C’est notamment le cas de l’umbú: ce petit fruit était pratiquement inconnu en dehors du sertão. Toutefois, grâce à un nouveau site de transformation, les confitures, gelées et autres jus d’umbú que les familles confectionnent depuis des générations ont fait leur apparition dans les rayons des magasins de tout le pays.

Denise sait qu’il ne faut pas se reposer sur ses lauriers: elle cherche constamment à forger de nouveaux partenariats.

Elle espère que de nouveaux investissements dans l’agriculture familiale permettront à des collectivités comme la sienne de continuer de produire efficacement.

Pour elle, renforcer l’agriculture familiale, notamment par l’organisation en coopératives, est la clé d’un avenir plus équitable pour les agriculteurs et agricultrices du monde entier.

Plus de 700 millions de personnes vivent encore dans l’extrême pauvreté. Des systèmes alimentaires durables sont aussi un outil de lutte contre la pauvreté: ils créent des emplois de qualité, améliorent la disponibilité des produits alimentaires et aident les communautés à prospérer.

Fin 2020, la planète comptait jusqu’à 811 millions de personnes sous-alimentées. Résoudre durablement le problème de la faim exige de repenser nos systèmes alimentaires pour les rendre plus durables, plus productifs et plus résilients.

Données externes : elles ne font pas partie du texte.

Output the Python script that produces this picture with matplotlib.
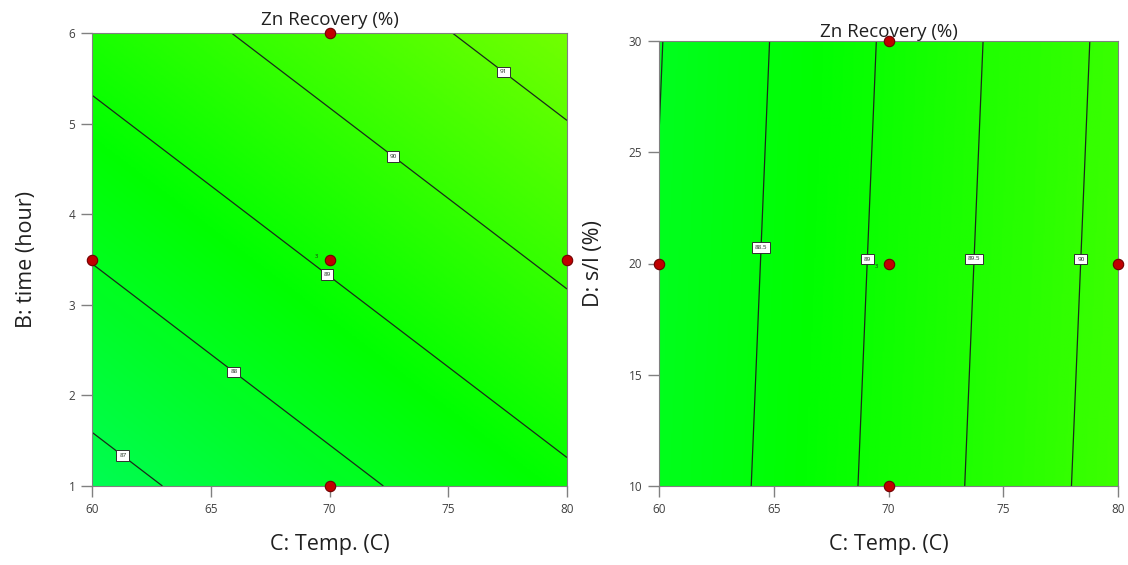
import numpy as np
import matplotlib
matplotlib.use("Agg")
import matplotlib.pyplot as plt
from matplotlib.colors import LinearSegmentedColormap, Normalize

plt.rcParams['font.family'] = ['Open Sans', 'DejaVu Sans']

# ---- data ----
temp_range = [60, 80]
time_range = [1, 6]
sl_range = [10, 30]

# fitted response surface (value at centre and linear effects per unit)
center_value = 89.1
center_temp, center_time, center_sl = 70, 3.5, 20
coef_temp = 0.1075    # per degree C
coef_time = 0.5375    # per hour
coef_sl = -0.0043     # per % s/l

levels_left = [87, 88, 89, 90, 91]
levels_right = [88, 88.5, 89, 89.5, 90]

label_pos_left = [(61.4, 1.37), (66.0, 2.27), (70.0, 3.37), (72.7, 4.65), (77.4, 5.6)]
label_pos_right = [(64.6, 20.7), (69.0, 20.2), (73.8, 20.2), (78.4, 20.2)]

design_temp_left = [60, 70, 80, 70, 70]
design_time_left = [3.5, 3.5, 3.5, 1, 6]
design_temp_right = [60, 70, 80, 70, 70]
design_sl_right = [20, 20, 20, 10, 30]

title = "Zn Recovery (%)"
xlabel = "C: Temp. (C)"
ylabel_left = "B: time (hour)"
ylabel_right = "D: s/l (%)"

# ---- colour map (Design-Expert style) ----
cmap = LinearSegmentedColormap.from_list(
    "de", [(0.0, "#00f8f8"), (0.5, "#00ff00"), (1.0, "#ffff00")])
norm = Normalize(vmin=82.5, vmax=95.0)

fig = plt.figure(figsize=(11.28, 5.65), dpi=100)
ax1 = fig.add_axes([92/1128, 1-486/565, 475/1128, 453/565])
ax2 = fig.add_axes([659/1128, 1-486/565, 459/1128, 445/565])

def style(ax, xr, yr, yticks, ylabel, tpad, ylpad):
    ax.set_xlim(xr)
    ax.set_ylim(yr)
    ax.set_xticks([60, 65, 70, 75, 80])
    ax.set_yticks(yticks)
    ax.tick_params(direction='out', length=8, width=1, color='#808080',
                   labelsize=8.5, labelcolor='#404040', pad=4)
    for s in ax.spines.values():
        s.set_color('#808080')
        s.set_linewidth(0.8)
    ax.set_xlabel(xlabel, fontsize=15.5, labelpad=13, color='#202020')
    ax.set_ylabel(ylabel, fontsize=15.5, labelpad=ylpad, color='#202020')
    ax.set_title(title, fontsize=13.5, pad=tpad, color='#202020')

def box_labels(labels):
    for t in labels:
        t.set_rotation(0)
        t.set_bbox(dict(boxstyle='square,pad=0.45', fc='white', ec='#303030', lw=0.7))

# left panel
T = np.linspace(60, 80, 300)
H = np.linspace(1, 6, 300)
TT, HH = np.meshgrid(T, H)
Z1 = center_value + coef_temp*(TT-center_temp) + coef_time*(HH-center_time)
ax1.imshow(Z1, extent=[60, 80, 1, 6], origin='lower', aspect='auto',
           cmap=cmap, norm=norm, interpolation='bilinear')
cs1 = ax1.contour(TT, HH, Z1, levels=levels_left, colors='#1a2a1a', linewidths=0.9)
box_labels(ax1.clabel(cs1, inline=False, fontsize=4.5, fmt='%g', manual=label_pos_left))
ax1.plot(design_temp_left, design_time_left, 'o', ms=7.5, mfc='#c00000',
         mec='#700000', mew=0.8, clip_on=False, zorder=5)
ax1.text(69.5, 3.53, "3", fontsize=4, color='#202020', ha='right', va='center')
style(ax1, temp_range, time_range, [1, 2, 3, 4, 5, 6], ylabel_left, 6, 23)

# right panel
S = np.linspace(10, 30, 300)
TT2, SS = np.meshgrid(T, S)
Z2 = center_value + coef_temp*(TT2-center_temp) + coef_sl*(SS-center_sl)
ax2.imshow(Z2, extent=[60, 80, 10, 30], origin='lower', aspect='auto',
           cmap=cmap, norm=norm, interpolation='bilinear')
cs2 = ax2.contour(TT2, SS, Z2, levels=levels_right, colors='#1a2a1a', linewidths=0.9)
box_labels(ax2.clabel(cs2, inline=False, fontsize=4.5, fmt='%g', manual=label_pos_right))
ax2.plot(design_temp_right, design_sl_right, 'o', ms=7.5, mfc='#c00000',
         mec='#700000', mew=0.8, clip_on=False, zorder=5)
ax2.text(69.55, 19.85, "3", fontsize=4, color='#202020', ha='right', va='center')
style(ax2, temp_range, sl_range, [10, 15, 20, 25, 30], ylabel_right, 2, 18)

fig.savefig("out.png", dpi=100)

Les femmes produisent la moitié des denrées alimentaires dans le monde, et jusqu’à 60 à 80% dans la plupart des pays en développement. Des systèmes alimentaires inclusifs peuvent contribuer à l’avancement des femmes et à la consolidation de leurs moyens d’existence partout sur la planète.

L’agriculture est le premier pourvoyeur d’emplois dans le monde, procurant des moyens d’existence à 40% de la population mondiale. Des systèmes alimentaires durables favorisent la création d’emplois décents et de meilleurs revenus pour des milliards d’hommes et de femmes.

Les populations rurales sont au cœur de systèmes alimentaires durables. Dans les zones les plus fragiles et les plus reculées de la planète, leurs activités génèrent des moyens d’existence, favorisent la prospérité, et créent des emplois et des perspectives – en d’autre termes, établissent les fondements de la paix.